The point: I am proud to invite you to enjoy our new product, Predixion Insight. It is a cloud-based predictive analytics service that can be accessed from Excel 2007 or 2010 (32 or 64 bit) and allows you to perform advanced analytics on your Excel or PowerPivot data. To install the Predixion Insight client, just go to https://www.predixionsoftware.com/products , download Predixion Insight for Excel and subscribe to our Free Beta Trial.
The rest of this post is just me bragging about how cool Predixion Insight is and how one can have fun with it.
A few years ago, I was working with my adviser on a paper trying to offer biochemists a predictive tool for the bioactivity of HIV-1 protease inhibitors. I am a bit ashamed to admit this, but to this day an “HIV-1 protease inhibitor” is, for me (just like the day I first met one), mainly a vector of 4 numbers in one dataset and 25 numbers in another.
In analyzing those datasets, I used a few different tools, including the Microsoft data mining add-ins. Excel, empowered by the data mining add-ins, was by far the best data playground for me at the time (naturally, no trace of bias here!). What made this experience memorable is that, after working as a developer on those add-ins for a few years, I was using them as a user and not for a test or demo nor on a customer’s dataset.
Today, I played a bit with those datasets and tried to replicate that work using Excel 2010, PowerPivot and Predixion Insight. I tried to use the combo as a real user, not as a developer, and see how I can solve a specific problem.
Here are a few things that marked the experience. I will try to blog about each individual feature in more detail in the upcoming weeks, so here is just an enumeration
- Asynchronous task execution. I can launch a task (say, a neural network processing task) and then, while the clouds are crunching the 25-dimensional protease inhibitors, I can schedule additional tasks or use excel. Even better, the processing results are cached in the cloud and available for retrieval when the job completes, from wherever I log in. Naturally, result sets can be retrieved multiple times
- Power Pivot integration: on one hand, it is nice to know that you can analyze more than 1M rows. However, I found sampling pretty useful in solving this issue, at least for modeling. I found more interesting the fact that I can synthesize very rich datasets using power pivot. Some things are just native there (cross table RELATED calls, aggregations). Others are added by Predixion Insight (outlier and missing values handling, binning of numeric data). All these transformations are wonderfully refreshable and can be nicely applied to new data.

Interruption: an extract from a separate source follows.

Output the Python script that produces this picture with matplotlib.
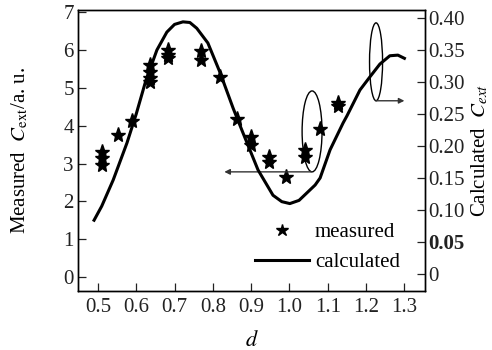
import matplotlib
matplotlib.use("Agg")
import matplotlib.pyplot as plt
from matplotlib.patches import Ellipse

plt.rcParams['font.family'] = ['Liberation Serif', 'DejaVu Serif']
plt.rcParams['mathtext.fontset'] = 'stix'

# measured (left axis, a.u.)
meas_d = [0.51, 0.51, 0.51, 0.552, 0.59, 0.637, 0.637, 0.637, 0.637,
          0.683, 0.683, 0.683, 0.77, 0.77, 0.818, 0.862, 0.90, 0.90,
          0.947, 0.947, 0.99, 1.04, 1.04, 1.08, 1.127, 1.127]
meas_c = [3.31, 3.15, 2.96, 3.76, 4.12, 5.6, 5.42, 5.26, 5.15,
          6.0, 5.87, 5.8, 5.98, 5.74, 5.3, 4.18, 3.7, 3.5,
          3.17, 3.04, 2.65, 3.36, 3.17, 3.92, 4.6, 4.52]

# calculated (right axis)
calc_d = [0.49, 0.51, 0.54, 0.576, 0.60, 0.625, 0.654, 0.68, 0.70, 0.722,
          0.74, 0.758, 0.787, 0.818, 0.853, 0.879, 0.918, 0.957, 0.98,
          1.001, 1.025, 1.046, 1.067, 1.08, 1.106, 1.14, 1.15, 1.184,
          1.21, 1.236, 1.262, 1.283, 1.30]
calc_c = [0.084, 0.106, 0.147, 0.205, 0.250, 0.302, 0.350, 0.378, 0.390, 0.394,
          0.393, 0.384, 0.361, 0.316, 0.259, 0.220, 0.1625, 0.123, 0.113,
          0.110, 0.115, 0.127, 0.139, 0.150, 0.194, 0.236, 0.247, 0.2875,
          0.308, 0.328, 0.341, 0.342, 0.337]

xticks = [0.5, 0.6, 0.7, 0.8, 0.9, 1.0, 1.1, 1.2, 1.3]
lticks = [0, 1, 2, 3, 4, 5, 6, 7]
rticks = [0, 0.05, 0.10, 0.15, 0.20, 0.25, 0.30, 0.35, 0.40]
rlabels = ['0', '0.05', '0.10', '0.15', '0.20', '0.25', '0.30', '0.35', '0.40']

fig = plt.figure(figsize=(4.92, 3.5), dpi=100)
ax = fig.add_axes([0.1585, 0.1686, 0.7055, 0.8028])
ax2 = ax.twinx()

fs = 15
ax.set_xlim(0.448, 1.354)
ax.set_ylim(-0.37, 7.06)
ax2.set_ylim(-0.0266, 0.4125)

sc, = ax.plot(meas_d, meas_c, linestyle='none', marker='*', color='black',
              markersize=11, label='measured')
ln, = ax2.plot(calc_d, calc_c, color='black', lw=2.2, label='calculated')

ax.set_xticks(xticks)
ax.set_xticklabels([f"{v:.1f}" for v in xticks])
ax.set_yticks(lticks)
ax2.set_yticks(rticks)
ax2.set_yticklabels(rlabels)
for lab in ax2.get_yticklabels():
    if lab.get_text() == '0.05':
        lab.set_fontweight('bold')

ax.tick_params(axis='both', direction='in', length=6, width=0.9, labelsize=fs,
               colors='#222222')
ax.tick_params(axis='x', pad=5)
ax.tick_params(axis='y', pad=3)
ax2.tick_params(axis='y', direction='in', length=6, width=0.9, labelsize=fs,
                colors='#222222', pad=2)
for a in (ax, ax2):
    for s in a.spines.values():
        s.set_linewidth(1.0)

ax.set_xlabel(r"$d$", fontsize=fs + 1, labelpad=10)
ax.set_ylabel(r"Measured  $C_{\mathrm{ext}}$/a. u.", fontsize=fs, labelpad=24)
ax2.set_ylabel(r"Calculated  $C_{ext}$", fontsize=fs, labelpad=4)

# annotations: ellipses and arrows
ax.add_patch(Ellipse((1.059, 3.85), 0.052, 2.14, fill=False, lw=1.0, color='black'))
ax.add_patch(Ellipse((1.226, 5.69), 0.034, 2.06, fill=False, lw=1.0, color='black'))
ax.annotate('', xy=(0.83, 2.78), xytext=(1.057, 2.78),
            arrowprops=dict(arrowstyle='-|>', color='#333333', lw=1.0,
                            mutation_scale=8, shrinkA=0, shrinkB=0))
ax.annotate('', xy=(1.30, 4.66), xytext=(1.226, 4.66),
            arrowprops=dict(arrowstyle='-|>', color='#333333', lw=1.0,
                            mutation_scale=8, shrinkA=0, shrinkB=0))

leg = ax.legend([sc, ln], ['measured', 'calculated'], loc='lower left',
                bbox_to_anchor=(0.455, 0.0), frameon=False, fontsize=fs,
                handlelength=2.6, handletextpad=0.3, labelspacing=0.5,
                borderaxespad=0.5)
leg.legend_handles[0].set_markersize(9)
ln_h = leg.legend_handles[1]
ln_h.set_linewidth(2.2)

fig.savefig("out.png", dpi=100)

- Visual Macros: these are executable reports generated by Predixion Insight for Excel, reports which make repetitive tasks much easier. In brief, after going through a wizard, such as specifying which of 25 input columns should be used in a regression model, a script is generated, script which can be modified and re-executed. Also, multiple such scripts can be chained on the same worksheet and executed as a package. This way , creating 5 regression models on the same 25 columns, with different algorithm parameters, stops being boring. These macros can be used for queries as well and I intend to show some Visual Macros based application worksheets in a future post
Add the fact that I ran the experiments on a tiny laptop running just Office and you’ll see why the 2010 version of the Excel-based advanced analytics tools is my new preferred data playground. Hence, the point at the beginning of this post. Enjoy!